◆ OBJECTIVE
Drop the pictures, then extract the listing word for word.

## begin RECORDED DATA

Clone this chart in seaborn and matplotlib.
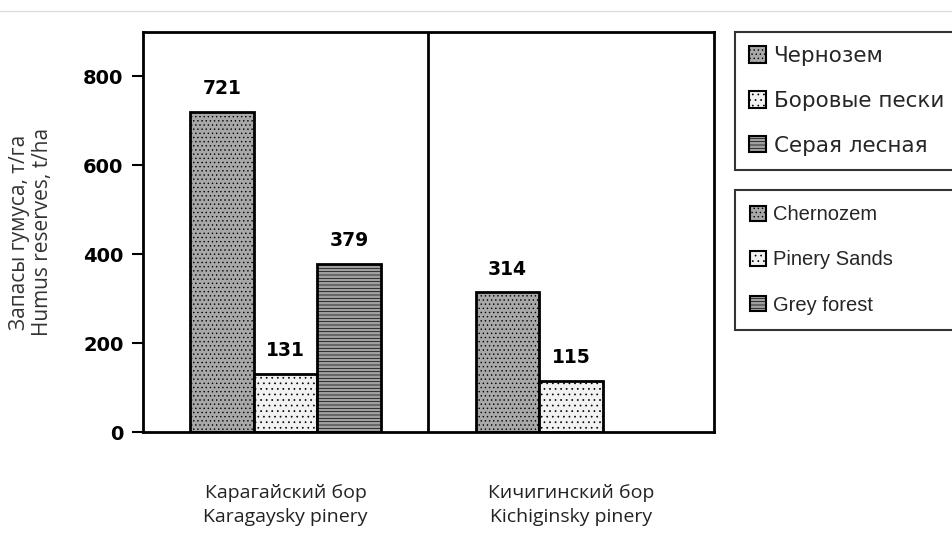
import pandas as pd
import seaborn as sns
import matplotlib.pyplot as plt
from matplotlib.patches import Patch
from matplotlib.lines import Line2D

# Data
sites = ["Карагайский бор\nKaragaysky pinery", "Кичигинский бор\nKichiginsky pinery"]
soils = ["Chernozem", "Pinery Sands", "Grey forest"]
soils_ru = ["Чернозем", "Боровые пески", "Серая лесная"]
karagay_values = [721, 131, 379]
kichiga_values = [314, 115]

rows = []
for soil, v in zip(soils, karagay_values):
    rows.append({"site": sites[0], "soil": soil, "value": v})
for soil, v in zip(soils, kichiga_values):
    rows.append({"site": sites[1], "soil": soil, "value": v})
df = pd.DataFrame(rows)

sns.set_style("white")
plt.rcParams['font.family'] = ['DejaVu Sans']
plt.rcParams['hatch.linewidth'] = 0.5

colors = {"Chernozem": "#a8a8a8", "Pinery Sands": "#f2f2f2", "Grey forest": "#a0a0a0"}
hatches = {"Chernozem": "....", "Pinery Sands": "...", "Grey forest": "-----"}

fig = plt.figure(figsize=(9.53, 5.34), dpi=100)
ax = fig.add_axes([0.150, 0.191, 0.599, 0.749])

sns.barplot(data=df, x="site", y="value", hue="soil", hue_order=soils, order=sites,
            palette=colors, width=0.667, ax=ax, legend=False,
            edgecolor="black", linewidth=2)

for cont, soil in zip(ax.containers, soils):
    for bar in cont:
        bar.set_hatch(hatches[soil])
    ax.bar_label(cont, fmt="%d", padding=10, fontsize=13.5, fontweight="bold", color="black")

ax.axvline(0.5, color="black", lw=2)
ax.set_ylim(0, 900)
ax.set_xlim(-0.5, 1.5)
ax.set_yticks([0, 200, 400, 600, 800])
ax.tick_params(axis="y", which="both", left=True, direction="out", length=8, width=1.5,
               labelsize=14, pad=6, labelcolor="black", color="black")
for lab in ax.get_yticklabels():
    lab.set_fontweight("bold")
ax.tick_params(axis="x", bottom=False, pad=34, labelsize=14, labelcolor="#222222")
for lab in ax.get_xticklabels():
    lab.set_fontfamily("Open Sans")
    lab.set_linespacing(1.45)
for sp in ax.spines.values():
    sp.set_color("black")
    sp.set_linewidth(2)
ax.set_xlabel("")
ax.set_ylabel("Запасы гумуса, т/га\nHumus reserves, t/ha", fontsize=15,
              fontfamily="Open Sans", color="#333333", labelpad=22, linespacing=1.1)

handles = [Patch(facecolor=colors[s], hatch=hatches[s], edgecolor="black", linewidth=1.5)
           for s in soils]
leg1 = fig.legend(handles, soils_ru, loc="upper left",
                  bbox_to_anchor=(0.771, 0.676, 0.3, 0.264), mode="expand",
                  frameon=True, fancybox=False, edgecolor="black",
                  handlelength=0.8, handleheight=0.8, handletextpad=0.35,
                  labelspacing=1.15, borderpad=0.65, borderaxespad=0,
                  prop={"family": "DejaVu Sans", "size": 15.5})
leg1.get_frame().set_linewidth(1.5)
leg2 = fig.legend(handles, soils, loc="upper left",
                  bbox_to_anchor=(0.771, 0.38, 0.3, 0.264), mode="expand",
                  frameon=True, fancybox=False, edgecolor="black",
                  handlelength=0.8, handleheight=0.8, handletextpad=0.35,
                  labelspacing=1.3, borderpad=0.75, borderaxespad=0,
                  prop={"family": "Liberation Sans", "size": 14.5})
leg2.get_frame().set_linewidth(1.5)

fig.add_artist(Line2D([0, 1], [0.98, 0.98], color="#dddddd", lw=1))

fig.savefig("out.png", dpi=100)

## end RECORDED DATA

◆ ANSWER FOR THIS EXERCISE
Clone this chart in seaborn and matplotlib.
import pandas as pd
import seaborn as sns
import matplotlib.pyplot as plt
from matplotlib.patches import Patch
from matplotlib.lines import Line2D

# Data
sites = ["Карагайский бор\nKaragaysky pinery", "Кичигинский бор\nKichiginsky pinery"]
soils = ["Chernozem", "Pinery Sands", "Grey forest"]
soils_ru = ["Чернозем", "Боровые пески", "Серая лесная"]
karagay_values = [721, 131, 379]
kichiga_values = [314, 115]

rows = []
for soil, v in zip(soils, karagay_values):
    rows.append({"site": sites[0], "soil": soil, "value": v})
for soil, v in zip(soils, kichiga_values):
    rows.append({"site": sites[1], "soil": soil, "value": v})
df = pd.DataFrame(rows)

sns.set_style("white")
plt.rcParams['font.family'] = ['DejaVu Sans']
plt.rcParams['hatch.linewidth'] = 0.5

colors = {"Chernozem": "#a8a8a8", "Pinery Sands": "#f2f2f2", "Grey forest": "#a0a0a0"}
hatches = {"Chernozem": "....", "Pinery Sands": "...", "Grey forest": "-----"}

fig = plt.figure(figsize=(9.53, 5.34), dpi=100)
ax = fig.add_axes([0.150, 0.191, 0.599, 0.749])

sns.barplot(data=df, x="site", y="value", hue="soil", hue_order=soils, order=sites,
            palette=colors, width=0.667, ax=ax, legend=False,
            edgecolor="black", linewidth=2)

for cont, soil in zip(ax.containers, soils):
    for bar in cont:
        bar.set_hatch(hatches[soil])
    ax.bar_label(cont, fmt="%d", padding=10, fontsize=13.5, fontweight="bold", color="black")

ax.axvline(0.5, color="black", lw=2)
ax.set_ylim(0, 900)
ax.set_xlim(-0.5, 1.5)
ax.set_yticks([0, 200, 400, 600, 800])
ax.tick_params(axis="y", which="both", left=True, direction="out", length=8, width=1.5,
               labelsize=14, pad=6, labelcolor="black", color="black")
for lab in ax.get_yticklabels():
    lab.set_fontweight("bold")
ax.tick_params(axis="x", bottom=False, pad=34, labelsize=14, labelcolor="#222222")
for lab in ax.get_xticklabels():
    lab.set_fontfamily("Open Sans")
    lab.set_linespacing(1.45)
for sp in ax.spines.values():
    sp.set_color("black")
    sp.set_linewidth(2)
ax.set_xlabel("")
ax.set_ylabel("Запасы гумуса, т/га\nHumus reserves, t/ha", fontsize=15,
              fontfamily="Open Sans", color="#333333", labelpad=22, linespacing=1.1)

handles = [Patch(facecolor=colors[s], hatch=hatches[s], edgecolor="black", linewidth=1.5)
           for s in soils]
leg1 = fig.legend(handles, soils_ru, loc="upper left",
                  bbox_to_anchor=(0.771, 0.676, 0.3, 0.264), mode="expand",
                  frameon=True, fancybox=False, edgecolor="black",
                  handlelength=0.8, handleheight=0.8, handletextpad=0.35,
                  labelspacing=1.15, borderpad=0.65, borderaxespad=0,
                  prop={"family": "DejaVu Sans", "size": 15.5})
leg1.get_frame().set_linewidth(1.5)
leg2 = fig.legend(handles, soils, loc="upper left",
                  bbox_to_anchor=(0.771, 0.38, 0.3, 0.264), mode="expand",
                  frameon=True, fancybox=False, edgecolor="black",
                  handlelength=0.8, handleheight=0.8, handletextpad=0.35,
                  labelspacing=1.3, borderpad=0.75, borderaxespad=0,
                  prop={"family": "Liberation Sans", "size": 14.5})
leg2.get_frame().set_linewidth(1.5)

fig.add_artist(Line2D([0, 1], [0.98, 0.98], color="#dddddd", lw=1))

fig.savefig("out.png", dpi=100)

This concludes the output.